Document Type

Poster

Publication Date

9-28-2018

Abstract

BACKGROUND: Nephrology attracts fewer medical graduates despite the growing care and workforce demand. Interventional Nephrology could re-foster interest in this subspecialty. Percutaneous kidney biopsy (PKB) is the most common procedure and should be adequately taught through simulation training according to ACGME requirements. We initiated a PKB simulation training program and we designed a two-year study in order to examine its effect on the confidence level, the procedural competence and the satisfaction with this training of Nephrology fellows compared to historical controls (fellows trained on PKBs before the initiation of the program).

METHODS: All fellows were consented and trained at UNM’s simulation center (BATCAVE) with a renal biopsy ultrasound training model (CAE Healthcare Blue PhantomTM). Participants demographics and previous PKB experience was collected. Pre-assigned readings, online videos and hands-on practice on the simulation model were utilized as educational strategies. Performance of the trainee during each one-hour session was graded by the use of an evaluation form specifically designed for PKBs. Pre-and post-simulation surveys evaluated the participants’ confidence level quantitatively. All participants completed the satisfaction with PKB simulation experience scale (PKB-SSE).

RESULTS: All three 1st and 2nd year current renal fellows completed the simulation training. The following table summarizes the basic information acquired from their training. Overall, the program enhanced the confidence level of fellows without previous experience on performing PKBs. All fellows expressed a high level of satisfaction from their participation in this training.

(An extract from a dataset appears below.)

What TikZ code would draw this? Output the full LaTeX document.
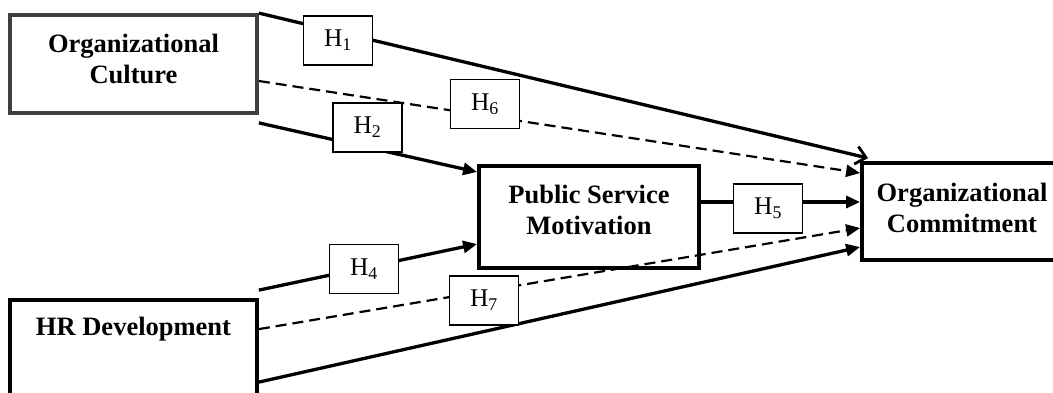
\documentclass[tikz,border=0pt]{standalone}
\usepackage{fontspec}
\setmainfont{Liberation Serif}
\usetikzlibrary{arrows.meta}
\begin{document}
\begin{tikzpicture}[x=1pt,y=-1pt,
  bigbox/.style={draw, line width=3.8pt, inner sep=0pt},
  lbl/.style={draw, line width=1.6pt, fill=white, minimum width=69pt, minimum height=49pt, inner sep=0pt, font=\fontsize{25.5}{28}\selectfont},
  bigtext/.style={align=center, inner sep=0pt, font=\fontsize{26.5}{31}\selectfont\bfseries},
  solidarr/.style={line width=3.3pt, -{Triangle[length=14pt,width=12pt]}},
  openarr/.style={line width=3.3pt, -{Straight Barb[length=10pt,width=18pt,line width=2.8pt]}},
  dasharr/.style={line width=2.2pt, dash pattern=on 11pt off 6pt, -{Triangle[length=14pt,width=12pt]}}
  ]
\useasboundingbox (0,0) rectangle (1053,392);
\clip (0,0) rectangle (1053,392);
% main boxes
\node[bigbox, draw=black!75, minimum width=247pt, minimum height=98pt] (cult) at (133.5,64) {};
\node[bigtext] (culttxt) at (133.5,59) {Organizational\\Culture};
\node[bigbox, minimum width=247pt, minimum height=100pt] (hr) at (133.5,350) {};
\node[bigtext] (hrtxt) at (133.5,329) {HR Development};
\node[bigbox, minimum width=220pt, minimum height=102pt] (psm) at (589,217) {};
\node[bigtext] (psmtxt) at (589,210) {Public Service\\Motivation};
\node[bigbox, minimum width=200pt, minimum height=97pt] (oc) at (962,211.5) {};
\node[bigtext] (octxt) at (962,207.5) {Organizational\\Commitment};
% connectors
\draw[openarr] (cult.north east) -- ([xshift=8pt,yshift=3pt]oc.north west);
\draw[dasharr] ([yshift=-17pt]cult.east) -- ([yshift=38.5pt]oc.west);
\draw[solidarr] ([yshift=-8pt]cult.south east) -- ([yshift=45pt]psm.west);
\draw[solidarr] ([yshift=8pt]hr.north east) -- ([yshift=-27pt]psm.west);
\draw[solidarr] ([yshift=15pt]psm.east) -- ([yshift=9.5pt]oc.west);
\draw[dasharr] ([yshift=-31pt]hr.north east) -- ([yshift=-16.5pt]oc.west);
\draw[solidarr] ([yshift=-84pt]hr.north east) -- ([yshift=-35.5pt]oc.west);
% hypothesis labels
\node[lbl] (h1) at (338,40.5) {H\textsubscript{1}};
\node[lbl] (h2) at (367.5,127.5) {H\textsubscript{2}};
\node[lbl] (h4) at (364,269) {H\textsubscript{4}};
\node[lbl] (h5) at (768,208.5) {H\textsubscript{5}};
\node[lbl] (h6) at (485,104) {H\textsubscript{6}};
\node[lbl] (h7) at (484,300.5) {H\textsubscript{7}};
\end{tikzpicture}
\end{document}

CONCLUSIONS: PKB simulation training may improve trainees’ confidence level especially for those without prior experience as well as their satisfaction with the training. The procedural competence of the trainees on PKBs will be evaluated during the second year of their fellowship and will be compared to the procedural competence of historical controls.

Comments

This poster was presented during the University of New Mexico Health Sciences Center Education Day, 2018.